This Week in Scottish Art: Indy Ref Symposium

From now until next week, there's something to do every day across Dundee, Edinburgh and Glasgow

Article by Adam Benmakhlouf | 22 Sep 2015

Starting fast, Wednesday 23 September sees the Glasgow Artist Guild X taking place at Saramago, with talks from Nina Bacos and Alistair Quietsch about their respective practices. With a practical PhD from Glasgow School of Art, Bacos will discuss her socio-political photography practice while, somewhat distinctly, Quietsch draws from her experience as a member of a clown-art collective, and now her roles in musical performance and art therapy. Their presentations begin at 7pm.

Onto Thursday 24 Sep at 6.30pm in Rhubaba, it’s the circularly titled reading group and accompanying exhibition, Now we know what we need to do: We need to know what we need to do. Generally, the subject of the reading group relates to the themes of self-organisation, the workspace of the artist and the conditions that can affect the artist. The next reading group meet-up take places on the 8 October, also from 6.30pm.

On the morning of Friday 25 Sep, The Common Guild begins its series of events surrounding Thomas Demand’s latest photographs of detailed paper models, this time coming from every day snapshots in The Dailies, with a talk at the Goethe-Insitut at 11am. Later in the day, The Common Guild previews the exhibiton from 6-8pm.

Self-organisation is the theme again throughout Friday in Glasgow’s CCA with the symposium for The Shock of Victory. From 9.30am until 5pm, there’s a schedule of presentations from 'international and local curators, artists and academics', reflecting primarily on the potential for radical alternative ways of organising for artists and art institution – or more specifically, 'collectivism, anarchism, activism', with reference to last year’s independence referendum. Tickets are £11 (£5.60), with lunch provided. 

Later that day, from 6-7pm in the Edinburgh Sculpture Workshop, there's a talk by current Micro Residency artists Eleanor Clare and Dillan Marsh. The Norway-based Clare produces hallucinatory, richly costumed and musical performances, and is a member of Performance Art Bergen, while Marsh makes immersive installations with a boldly coloured graphic aesthetic.
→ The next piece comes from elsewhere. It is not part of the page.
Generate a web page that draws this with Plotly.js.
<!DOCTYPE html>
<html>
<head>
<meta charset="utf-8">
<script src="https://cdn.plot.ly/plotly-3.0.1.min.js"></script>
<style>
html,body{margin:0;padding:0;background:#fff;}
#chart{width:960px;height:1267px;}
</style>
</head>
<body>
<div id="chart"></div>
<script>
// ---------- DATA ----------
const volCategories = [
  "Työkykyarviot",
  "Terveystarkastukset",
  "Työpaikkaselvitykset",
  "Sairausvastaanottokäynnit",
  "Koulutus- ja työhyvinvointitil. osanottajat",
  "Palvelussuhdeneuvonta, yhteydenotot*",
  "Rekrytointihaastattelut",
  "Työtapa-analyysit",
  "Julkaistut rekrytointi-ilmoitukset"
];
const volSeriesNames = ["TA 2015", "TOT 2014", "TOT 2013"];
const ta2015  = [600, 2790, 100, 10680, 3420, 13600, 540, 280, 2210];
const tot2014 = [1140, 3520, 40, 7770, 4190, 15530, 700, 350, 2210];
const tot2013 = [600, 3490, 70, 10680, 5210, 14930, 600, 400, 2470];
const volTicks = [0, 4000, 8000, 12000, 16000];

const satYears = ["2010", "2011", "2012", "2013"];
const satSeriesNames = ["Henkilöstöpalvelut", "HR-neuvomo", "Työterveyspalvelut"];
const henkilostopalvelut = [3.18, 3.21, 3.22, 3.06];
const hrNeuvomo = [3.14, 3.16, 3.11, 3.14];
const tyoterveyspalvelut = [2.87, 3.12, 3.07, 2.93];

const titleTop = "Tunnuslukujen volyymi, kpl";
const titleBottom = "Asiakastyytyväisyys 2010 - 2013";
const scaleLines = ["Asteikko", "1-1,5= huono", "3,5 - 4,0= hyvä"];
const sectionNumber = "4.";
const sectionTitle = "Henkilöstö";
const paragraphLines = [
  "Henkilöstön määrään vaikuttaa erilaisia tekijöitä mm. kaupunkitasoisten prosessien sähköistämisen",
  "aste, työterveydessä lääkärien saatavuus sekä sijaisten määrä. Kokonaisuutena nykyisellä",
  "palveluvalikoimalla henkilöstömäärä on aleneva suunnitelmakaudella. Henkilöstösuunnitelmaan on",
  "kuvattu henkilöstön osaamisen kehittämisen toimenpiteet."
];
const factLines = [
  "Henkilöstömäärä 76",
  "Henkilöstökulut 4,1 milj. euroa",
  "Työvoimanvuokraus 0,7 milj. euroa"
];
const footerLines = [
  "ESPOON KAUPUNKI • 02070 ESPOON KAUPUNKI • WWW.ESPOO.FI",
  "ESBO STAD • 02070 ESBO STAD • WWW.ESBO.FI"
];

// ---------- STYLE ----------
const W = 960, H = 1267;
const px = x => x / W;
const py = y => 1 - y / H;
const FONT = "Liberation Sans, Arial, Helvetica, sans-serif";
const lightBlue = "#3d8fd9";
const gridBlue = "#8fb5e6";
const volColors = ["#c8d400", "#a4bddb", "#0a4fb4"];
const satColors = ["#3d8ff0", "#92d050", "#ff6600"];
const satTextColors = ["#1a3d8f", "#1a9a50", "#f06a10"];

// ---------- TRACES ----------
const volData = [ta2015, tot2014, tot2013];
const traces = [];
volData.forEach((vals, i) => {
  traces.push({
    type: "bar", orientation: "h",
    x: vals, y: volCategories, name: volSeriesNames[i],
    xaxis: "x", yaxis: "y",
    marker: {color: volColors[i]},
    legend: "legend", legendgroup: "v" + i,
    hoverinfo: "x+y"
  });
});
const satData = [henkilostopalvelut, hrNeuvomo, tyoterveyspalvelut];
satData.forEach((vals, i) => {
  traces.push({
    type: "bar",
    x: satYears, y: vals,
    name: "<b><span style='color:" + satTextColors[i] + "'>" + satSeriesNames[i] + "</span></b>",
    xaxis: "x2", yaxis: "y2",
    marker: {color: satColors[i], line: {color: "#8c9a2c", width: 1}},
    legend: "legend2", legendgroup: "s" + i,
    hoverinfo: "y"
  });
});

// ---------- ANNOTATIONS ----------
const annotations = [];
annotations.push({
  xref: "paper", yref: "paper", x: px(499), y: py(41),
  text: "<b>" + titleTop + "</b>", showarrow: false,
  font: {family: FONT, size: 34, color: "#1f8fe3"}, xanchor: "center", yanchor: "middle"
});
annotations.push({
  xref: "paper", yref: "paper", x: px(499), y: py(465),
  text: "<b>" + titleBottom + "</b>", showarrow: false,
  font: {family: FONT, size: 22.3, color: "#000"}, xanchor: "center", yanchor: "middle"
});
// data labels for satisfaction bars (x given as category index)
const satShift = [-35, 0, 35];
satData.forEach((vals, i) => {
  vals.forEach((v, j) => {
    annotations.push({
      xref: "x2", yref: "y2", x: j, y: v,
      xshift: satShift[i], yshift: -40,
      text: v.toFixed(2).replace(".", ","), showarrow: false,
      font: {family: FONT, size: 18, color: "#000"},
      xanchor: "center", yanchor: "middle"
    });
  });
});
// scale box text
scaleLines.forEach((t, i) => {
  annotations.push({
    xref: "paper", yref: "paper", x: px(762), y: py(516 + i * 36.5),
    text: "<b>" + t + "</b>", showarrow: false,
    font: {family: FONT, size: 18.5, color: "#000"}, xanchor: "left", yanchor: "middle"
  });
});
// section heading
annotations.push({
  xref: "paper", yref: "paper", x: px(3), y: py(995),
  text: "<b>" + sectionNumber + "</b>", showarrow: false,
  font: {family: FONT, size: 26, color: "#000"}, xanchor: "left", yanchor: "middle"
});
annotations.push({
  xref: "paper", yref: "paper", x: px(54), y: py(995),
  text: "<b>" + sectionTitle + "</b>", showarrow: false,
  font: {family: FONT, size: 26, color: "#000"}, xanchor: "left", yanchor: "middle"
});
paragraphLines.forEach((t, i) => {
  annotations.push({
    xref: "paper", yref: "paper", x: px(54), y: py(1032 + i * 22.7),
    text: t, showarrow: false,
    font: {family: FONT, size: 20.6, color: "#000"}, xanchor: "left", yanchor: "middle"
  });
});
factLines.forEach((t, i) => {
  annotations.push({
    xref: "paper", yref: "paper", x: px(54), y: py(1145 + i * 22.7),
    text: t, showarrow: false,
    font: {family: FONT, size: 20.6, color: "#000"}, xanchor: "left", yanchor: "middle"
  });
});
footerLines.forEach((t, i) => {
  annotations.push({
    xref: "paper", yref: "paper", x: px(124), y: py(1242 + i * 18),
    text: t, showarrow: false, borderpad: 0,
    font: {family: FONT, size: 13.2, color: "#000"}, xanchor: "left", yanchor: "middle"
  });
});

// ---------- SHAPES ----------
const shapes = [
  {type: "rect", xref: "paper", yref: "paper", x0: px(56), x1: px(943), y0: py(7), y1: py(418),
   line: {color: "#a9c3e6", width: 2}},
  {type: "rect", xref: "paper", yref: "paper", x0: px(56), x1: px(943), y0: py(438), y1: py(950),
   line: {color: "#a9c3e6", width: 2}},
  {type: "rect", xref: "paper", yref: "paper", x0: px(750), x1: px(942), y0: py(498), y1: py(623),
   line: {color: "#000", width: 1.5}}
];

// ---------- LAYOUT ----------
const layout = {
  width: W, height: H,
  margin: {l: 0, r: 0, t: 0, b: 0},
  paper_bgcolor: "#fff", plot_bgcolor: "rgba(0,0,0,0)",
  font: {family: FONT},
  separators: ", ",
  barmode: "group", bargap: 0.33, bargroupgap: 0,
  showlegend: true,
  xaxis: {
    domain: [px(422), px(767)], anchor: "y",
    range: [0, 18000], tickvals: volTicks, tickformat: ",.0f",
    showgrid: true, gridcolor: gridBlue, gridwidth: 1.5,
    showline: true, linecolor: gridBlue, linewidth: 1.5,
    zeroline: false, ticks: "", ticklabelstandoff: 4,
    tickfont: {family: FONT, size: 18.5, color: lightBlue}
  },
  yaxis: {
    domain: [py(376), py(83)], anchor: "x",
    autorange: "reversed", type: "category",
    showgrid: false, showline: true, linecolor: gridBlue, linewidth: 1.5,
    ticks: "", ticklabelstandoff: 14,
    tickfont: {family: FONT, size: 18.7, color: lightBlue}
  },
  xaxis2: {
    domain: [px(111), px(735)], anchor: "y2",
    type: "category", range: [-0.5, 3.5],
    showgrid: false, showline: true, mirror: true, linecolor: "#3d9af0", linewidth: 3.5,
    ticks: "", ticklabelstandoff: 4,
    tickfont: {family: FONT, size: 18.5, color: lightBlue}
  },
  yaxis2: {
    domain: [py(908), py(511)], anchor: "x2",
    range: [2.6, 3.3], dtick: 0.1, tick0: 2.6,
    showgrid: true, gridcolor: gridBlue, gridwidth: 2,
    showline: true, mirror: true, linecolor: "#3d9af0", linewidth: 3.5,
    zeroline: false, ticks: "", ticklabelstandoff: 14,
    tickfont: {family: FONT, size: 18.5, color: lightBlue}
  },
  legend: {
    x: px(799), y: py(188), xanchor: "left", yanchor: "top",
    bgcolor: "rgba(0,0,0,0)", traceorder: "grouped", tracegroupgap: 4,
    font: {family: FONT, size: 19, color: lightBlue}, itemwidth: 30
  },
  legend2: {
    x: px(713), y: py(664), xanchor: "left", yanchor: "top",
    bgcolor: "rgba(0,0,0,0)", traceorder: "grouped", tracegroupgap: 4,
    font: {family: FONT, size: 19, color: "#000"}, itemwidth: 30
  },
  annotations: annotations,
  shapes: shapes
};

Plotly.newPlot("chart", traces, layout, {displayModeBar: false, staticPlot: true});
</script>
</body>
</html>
Koppe Astner also preview their group show that day: Here Too I Exist includes the work of artist Aaron Angell, one of our top picks for Glasgow International 2016. There is also Avery Singer, known for black and white paintings of computer drawing programme Sketch Up,plus  heavily coded and symbolised paintings by Caragh Thuring, collaborative duo Peles Empire, who work with large scale torn-down looking prints, and Emily Wardill, generator of enigmatic film works.
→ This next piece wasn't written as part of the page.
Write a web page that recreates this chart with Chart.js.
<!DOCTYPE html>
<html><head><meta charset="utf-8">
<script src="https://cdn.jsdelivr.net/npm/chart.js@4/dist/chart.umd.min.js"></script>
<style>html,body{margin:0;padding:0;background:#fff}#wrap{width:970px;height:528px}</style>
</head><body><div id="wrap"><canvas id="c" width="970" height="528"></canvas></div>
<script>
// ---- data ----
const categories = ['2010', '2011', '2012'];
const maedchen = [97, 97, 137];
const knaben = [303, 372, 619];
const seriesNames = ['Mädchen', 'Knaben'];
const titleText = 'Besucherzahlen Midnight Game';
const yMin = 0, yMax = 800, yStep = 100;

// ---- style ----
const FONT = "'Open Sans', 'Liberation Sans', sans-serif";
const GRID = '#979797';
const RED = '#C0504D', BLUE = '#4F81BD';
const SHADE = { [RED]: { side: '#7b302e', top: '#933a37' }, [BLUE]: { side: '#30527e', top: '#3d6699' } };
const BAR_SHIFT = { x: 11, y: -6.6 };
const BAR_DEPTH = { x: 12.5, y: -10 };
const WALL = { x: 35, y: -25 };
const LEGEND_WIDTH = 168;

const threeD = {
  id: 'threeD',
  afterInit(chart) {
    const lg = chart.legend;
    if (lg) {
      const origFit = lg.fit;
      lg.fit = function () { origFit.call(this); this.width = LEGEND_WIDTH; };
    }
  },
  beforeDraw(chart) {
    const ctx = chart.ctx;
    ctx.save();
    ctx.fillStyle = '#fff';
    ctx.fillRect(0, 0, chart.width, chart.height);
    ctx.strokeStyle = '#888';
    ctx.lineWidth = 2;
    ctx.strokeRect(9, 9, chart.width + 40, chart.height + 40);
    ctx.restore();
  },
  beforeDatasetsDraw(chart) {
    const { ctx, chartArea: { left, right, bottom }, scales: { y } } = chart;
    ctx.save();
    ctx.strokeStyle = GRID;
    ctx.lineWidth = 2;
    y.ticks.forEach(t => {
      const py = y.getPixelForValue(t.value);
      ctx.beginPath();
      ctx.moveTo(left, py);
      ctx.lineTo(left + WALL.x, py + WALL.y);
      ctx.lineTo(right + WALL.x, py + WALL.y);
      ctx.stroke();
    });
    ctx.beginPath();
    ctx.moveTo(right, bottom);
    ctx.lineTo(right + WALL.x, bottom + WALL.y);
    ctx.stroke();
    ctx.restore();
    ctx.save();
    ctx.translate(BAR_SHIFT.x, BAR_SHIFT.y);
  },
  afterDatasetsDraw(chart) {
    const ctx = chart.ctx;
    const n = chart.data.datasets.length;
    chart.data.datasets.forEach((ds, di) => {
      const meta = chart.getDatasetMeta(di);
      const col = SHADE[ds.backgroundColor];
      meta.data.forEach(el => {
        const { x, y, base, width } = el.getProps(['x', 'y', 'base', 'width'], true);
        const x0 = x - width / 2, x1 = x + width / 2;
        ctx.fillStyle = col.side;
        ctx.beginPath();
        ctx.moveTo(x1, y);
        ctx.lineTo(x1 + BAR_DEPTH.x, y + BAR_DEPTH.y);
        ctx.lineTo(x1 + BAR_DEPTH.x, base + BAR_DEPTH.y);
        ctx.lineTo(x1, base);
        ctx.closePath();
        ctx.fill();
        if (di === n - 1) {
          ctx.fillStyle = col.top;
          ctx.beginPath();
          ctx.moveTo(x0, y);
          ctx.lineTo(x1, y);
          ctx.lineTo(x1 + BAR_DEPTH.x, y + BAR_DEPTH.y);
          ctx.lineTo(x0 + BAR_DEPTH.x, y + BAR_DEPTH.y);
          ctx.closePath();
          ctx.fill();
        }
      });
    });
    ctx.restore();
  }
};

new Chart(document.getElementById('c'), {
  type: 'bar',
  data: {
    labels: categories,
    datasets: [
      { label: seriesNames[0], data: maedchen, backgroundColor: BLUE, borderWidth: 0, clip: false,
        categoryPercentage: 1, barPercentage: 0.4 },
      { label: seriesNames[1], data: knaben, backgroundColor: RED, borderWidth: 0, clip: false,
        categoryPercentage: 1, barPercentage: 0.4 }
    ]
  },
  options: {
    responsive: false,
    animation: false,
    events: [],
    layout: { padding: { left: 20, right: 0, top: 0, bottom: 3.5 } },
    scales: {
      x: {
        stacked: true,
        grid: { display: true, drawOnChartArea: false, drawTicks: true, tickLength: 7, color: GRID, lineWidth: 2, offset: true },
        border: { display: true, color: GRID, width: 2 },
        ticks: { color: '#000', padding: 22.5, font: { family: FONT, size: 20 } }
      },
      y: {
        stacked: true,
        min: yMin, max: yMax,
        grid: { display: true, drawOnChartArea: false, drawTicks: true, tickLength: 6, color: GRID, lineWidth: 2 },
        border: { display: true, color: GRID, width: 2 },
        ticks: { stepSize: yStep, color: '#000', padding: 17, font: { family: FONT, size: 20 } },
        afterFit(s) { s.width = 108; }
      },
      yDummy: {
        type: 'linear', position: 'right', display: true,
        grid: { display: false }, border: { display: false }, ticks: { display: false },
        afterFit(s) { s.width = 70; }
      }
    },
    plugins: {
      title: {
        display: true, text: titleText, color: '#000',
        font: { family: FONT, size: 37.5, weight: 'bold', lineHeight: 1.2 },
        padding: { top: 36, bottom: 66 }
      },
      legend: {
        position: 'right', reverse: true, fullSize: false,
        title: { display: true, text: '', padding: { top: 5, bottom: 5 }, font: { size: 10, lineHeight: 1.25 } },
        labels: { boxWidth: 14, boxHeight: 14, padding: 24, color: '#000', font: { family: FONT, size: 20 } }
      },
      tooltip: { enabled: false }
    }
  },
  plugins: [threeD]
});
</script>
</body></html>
It's a busy weekend in Glasgow, in fact, with openings throughout. To round out a jam-packed Friday, Mary Mary preview their new exhibition I hope to God you’re not as dumb as you make out, with three artists working across the fields of painting, drawing and sculpture; based variously in New York and Los Angeles. Matthew Brannon’s visual art is influenced by his interest in expressive writing, often exhibiting whole novels he has written alongside his paintings. His work is set aside from Milano Chow’s drawings, which take their cue from the presentation conventions of advertising. The final part of this three-person group show is Alan Reid, who often presents work that resists the categorisation of abstract, figurative, sculptural or functional, while considering the kind of misunderstandings and ambiguities inherent in social exchange. The preview takes place between 6-9pm.

Onto Saturday 26 Sep: first off in the Kinning Park Complex, the Telfer Gallery presents a series of screenings related to Charlie Godet Thomas’ exhibition To be is to do, To do is to be, Do be do be do (as mentioned last week), and interrogates the connections between making a living and making (art)work.
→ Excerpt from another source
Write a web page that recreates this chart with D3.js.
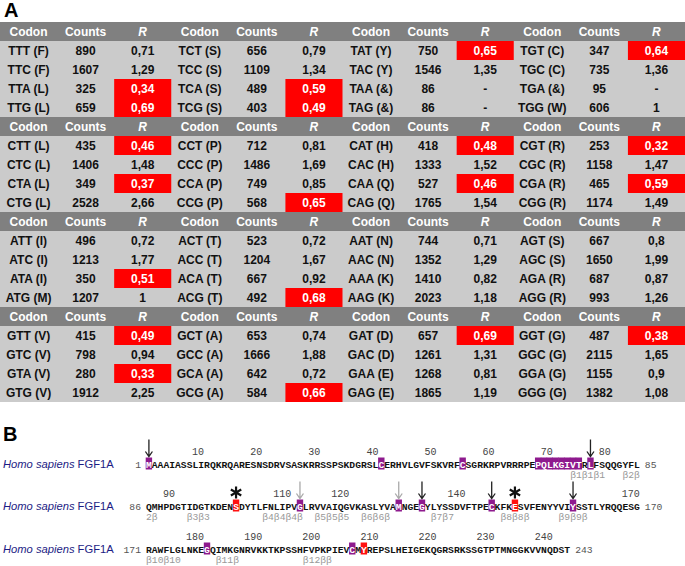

Later on, French artist Nicolas Deshayes displays the results of his residency in Glasgow Sculpture Studios, with his glutinous and industrial-looking distortions of ordinary materials previewing between 6-8pm.

On Sunday 27 Sep, 3-6pm, Glasgow’s newest exhibition space Celine brings together established artist duo Jos de Gruyter and Harald Thys with Aniara Omann, recent MFA graduate of GSA. The gallery itself speaks of its intention to continue this kind of cross-career stage artists’ exhibitions, with a mixing of local and international practitioners. While de Gruyter and Thys have built a two-decade career from dark video works, Omann works across a variety of media, adding elements to objects in order to confuse the initial starting points. This kind of ambiguity allows Omann to draw less obvious parallels between, for example 'celebrity identity and ancient objects.'

Finally, in Dundee, the Summer Residency exhibition in the Cooper Gallery continues, with work that questions the application of philosophy to an object-based art practice.